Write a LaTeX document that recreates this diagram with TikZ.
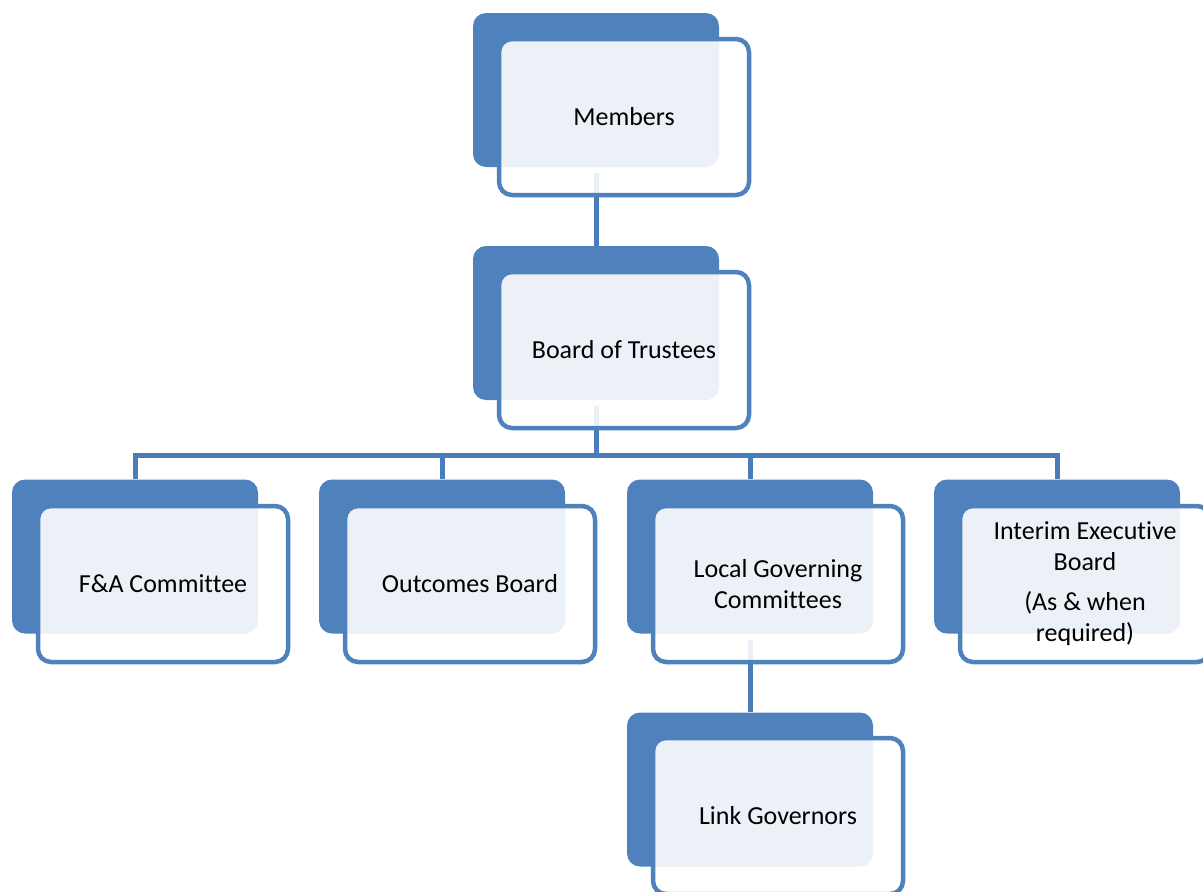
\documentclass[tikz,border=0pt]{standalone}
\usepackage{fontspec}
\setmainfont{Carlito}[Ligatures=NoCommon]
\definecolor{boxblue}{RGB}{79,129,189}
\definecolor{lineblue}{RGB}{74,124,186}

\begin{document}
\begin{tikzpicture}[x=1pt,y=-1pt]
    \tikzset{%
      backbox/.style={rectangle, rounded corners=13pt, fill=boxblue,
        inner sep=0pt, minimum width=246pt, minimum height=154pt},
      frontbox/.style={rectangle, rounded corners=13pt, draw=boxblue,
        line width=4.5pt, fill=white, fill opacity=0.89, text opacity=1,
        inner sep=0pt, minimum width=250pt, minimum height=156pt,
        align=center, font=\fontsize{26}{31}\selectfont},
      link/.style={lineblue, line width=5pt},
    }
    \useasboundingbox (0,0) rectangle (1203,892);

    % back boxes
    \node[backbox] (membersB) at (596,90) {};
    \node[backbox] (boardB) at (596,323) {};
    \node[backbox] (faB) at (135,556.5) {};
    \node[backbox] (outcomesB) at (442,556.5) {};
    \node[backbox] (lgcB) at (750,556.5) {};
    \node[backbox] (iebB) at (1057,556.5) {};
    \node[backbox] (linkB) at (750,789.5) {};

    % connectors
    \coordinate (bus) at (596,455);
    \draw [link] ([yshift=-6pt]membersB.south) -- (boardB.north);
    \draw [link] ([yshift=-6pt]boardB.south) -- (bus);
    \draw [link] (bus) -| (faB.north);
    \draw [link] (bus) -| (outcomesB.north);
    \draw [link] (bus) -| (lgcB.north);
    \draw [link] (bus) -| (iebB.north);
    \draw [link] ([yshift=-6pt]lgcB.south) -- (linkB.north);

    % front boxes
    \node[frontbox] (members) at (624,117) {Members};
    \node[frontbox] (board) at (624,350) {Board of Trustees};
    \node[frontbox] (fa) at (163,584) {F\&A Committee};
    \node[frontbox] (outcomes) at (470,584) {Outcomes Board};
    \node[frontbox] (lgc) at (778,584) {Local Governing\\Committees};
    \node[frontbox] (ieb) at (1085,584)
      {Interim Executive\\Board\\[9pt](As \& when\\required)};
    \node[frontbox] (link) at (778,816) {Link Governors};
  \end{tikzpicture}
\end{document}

==

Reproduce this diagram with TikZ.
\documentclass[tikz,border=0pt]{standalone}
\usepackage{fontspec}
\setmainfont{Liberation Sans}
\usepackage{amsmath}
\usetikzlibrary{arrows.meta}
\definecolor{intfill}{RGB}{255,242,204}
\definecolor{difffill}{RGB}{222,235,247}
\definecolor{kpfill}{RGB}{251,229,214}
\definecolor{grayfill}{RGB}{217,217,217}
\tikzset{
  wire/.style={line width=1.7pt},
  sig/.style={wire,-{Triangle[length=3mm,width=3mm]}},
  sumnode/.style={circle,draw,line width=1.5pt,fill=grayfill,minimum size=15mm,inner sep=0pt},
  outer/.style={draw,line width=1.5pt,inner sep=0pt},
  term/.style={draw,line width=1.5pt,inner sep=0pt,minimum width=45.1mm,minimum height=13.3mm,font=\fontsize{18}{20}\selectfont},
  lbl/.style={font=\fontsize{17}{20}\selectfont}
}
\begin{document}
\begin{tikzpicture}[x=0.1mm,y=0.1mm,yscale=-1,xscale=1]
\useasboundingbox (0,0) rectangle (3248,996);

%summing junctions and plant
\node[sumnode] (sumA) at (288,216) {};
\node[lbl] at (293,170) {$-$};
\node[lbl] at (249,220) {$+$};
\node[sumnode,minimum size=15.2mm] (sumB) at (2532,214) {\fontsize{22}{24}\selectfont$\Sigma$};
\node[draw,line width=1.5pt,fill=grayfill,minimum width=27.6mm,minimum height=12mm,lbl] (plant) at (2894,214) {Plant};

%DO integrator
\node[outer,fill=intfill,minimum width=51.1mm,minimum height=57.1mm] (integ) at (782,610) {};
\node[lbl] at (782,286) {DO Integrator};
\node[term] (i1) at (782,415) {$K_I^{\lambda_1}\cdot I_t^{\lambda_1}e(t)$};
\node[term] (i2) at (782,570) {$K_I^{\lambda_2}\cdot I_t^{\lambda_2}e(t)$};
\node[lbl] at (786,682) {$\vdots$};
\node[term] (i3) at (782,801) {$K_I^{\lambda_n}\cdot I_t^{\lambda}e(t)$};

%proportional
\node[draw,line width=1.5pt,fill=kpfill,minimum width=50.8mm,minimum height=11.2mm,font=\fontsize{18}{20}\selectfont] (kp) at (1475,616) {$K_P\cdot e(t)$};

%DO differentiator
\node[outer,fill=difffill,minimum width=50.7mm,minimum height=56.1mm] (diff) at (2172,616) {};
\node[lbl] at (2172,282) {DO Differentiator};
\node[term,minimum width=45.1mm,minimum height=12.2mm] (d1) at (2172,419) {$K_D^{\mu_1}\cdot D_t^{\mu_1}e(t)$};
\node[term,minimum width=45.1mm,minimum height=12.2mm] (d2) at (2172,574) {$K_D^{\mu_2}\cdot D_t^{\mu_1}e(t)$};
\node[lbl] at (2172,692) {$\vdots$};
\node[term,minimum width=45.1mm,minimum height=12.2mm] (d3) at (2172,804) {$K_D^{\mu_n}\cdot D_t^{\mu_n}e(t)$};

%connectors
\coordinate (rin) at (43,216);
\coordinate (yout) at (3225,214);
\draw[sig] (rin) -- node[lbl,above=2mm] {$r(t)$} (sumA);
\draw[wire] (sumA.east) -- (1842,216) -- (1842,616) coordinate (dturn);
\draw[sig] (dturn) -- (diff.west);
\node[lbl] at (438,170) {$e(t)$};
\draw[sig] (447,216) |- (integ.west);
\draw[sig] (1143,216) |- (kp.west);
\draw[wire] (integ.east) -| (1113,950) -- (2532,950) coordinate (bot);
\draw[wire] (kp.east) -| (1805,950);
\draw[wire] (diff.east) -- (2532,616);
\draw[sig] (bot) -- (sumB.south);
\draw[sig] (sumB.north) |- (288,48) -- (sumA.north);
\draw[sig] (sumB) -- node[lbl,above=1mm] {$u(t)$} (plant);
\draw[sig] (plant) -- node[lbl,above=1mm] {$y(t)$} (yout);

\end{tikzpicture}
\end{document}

▶ _TASK GOAL_: Above are the records; copy exactly the lines from the one with "Write a LaTeX" through the one with "([yshift=-6pt]lgcB.south) -- (linkB.north);", including both, and nothing more. Leave out pictures.

▶ _FULL SOLUTION_:
Write a LaTeX document that recreates this diagram with TikZ.
\documentclass[tikz,border=0pt]{standalone}
\usepackage{fontspec}
\setmainfont{Carlito}[Ligatures=NoCommon]
\definecolor{boxblue}{RGB}{79,129,189}
\definecolor{lineblue}{RGB}{74,124,186}

\begin{document}
\begin{tikzpicture}[x=1pt,y=-1pt]
    \tikzset{%
      backbox/.style={rectangle, rounded corners=13pt, fill=boxblue,
        inner sep=0pt, minimum width=246pt, minimum height=154pt},
      frontbox/.style={rectangle, rounded corners=13pt, draw=boxblue,
        line width=4.5pt, fill=white, fill opacity=0.89, text opacity=1,
        inner sep=0pt, minimum width=250pt, minimum height=156pt,
        align=center, font=\fontsize{26}{31}\selectfont},
      link/.style={lineblue, line width=5pt},
    }
    \useasboundingbox (0,0) rectangle (1203,892);

    % back boxes
    \node[backbox] (membersB) at (596,90) {};
    \node[backbox] (boardB) at (596,323) {};
    \node[backbox] (faB) at (135,556.5) {};
    \node[backbox] (outcomesB) at (442,556.5) {};
    \node[backbox] (lgcB) at (750,556.5) {};
    \node[backbox] (iebB) at (1057,556.5) {};
    \node[backbox] (linkB) at (750,789.5) {};

    % connectors
    \coordinate (bus) at (596,455);
    \draw [link] ([yshift=-6pt]membersB.south) -- (boardB.north);
    \draw [link] ([yshift=-6pt]boardB.south) -- (bus);
    \draw [link] (bus) -| (faB.north);
    \draw [link] (bus) -| (outcomesB.north);
    \draw [link] (bus) -| (lgcB.north);
    \draw [link] (bus) -| (iebB.north);
    \draw [link] ([yshift=-6pt]lgcB.south) -- (linkB.north);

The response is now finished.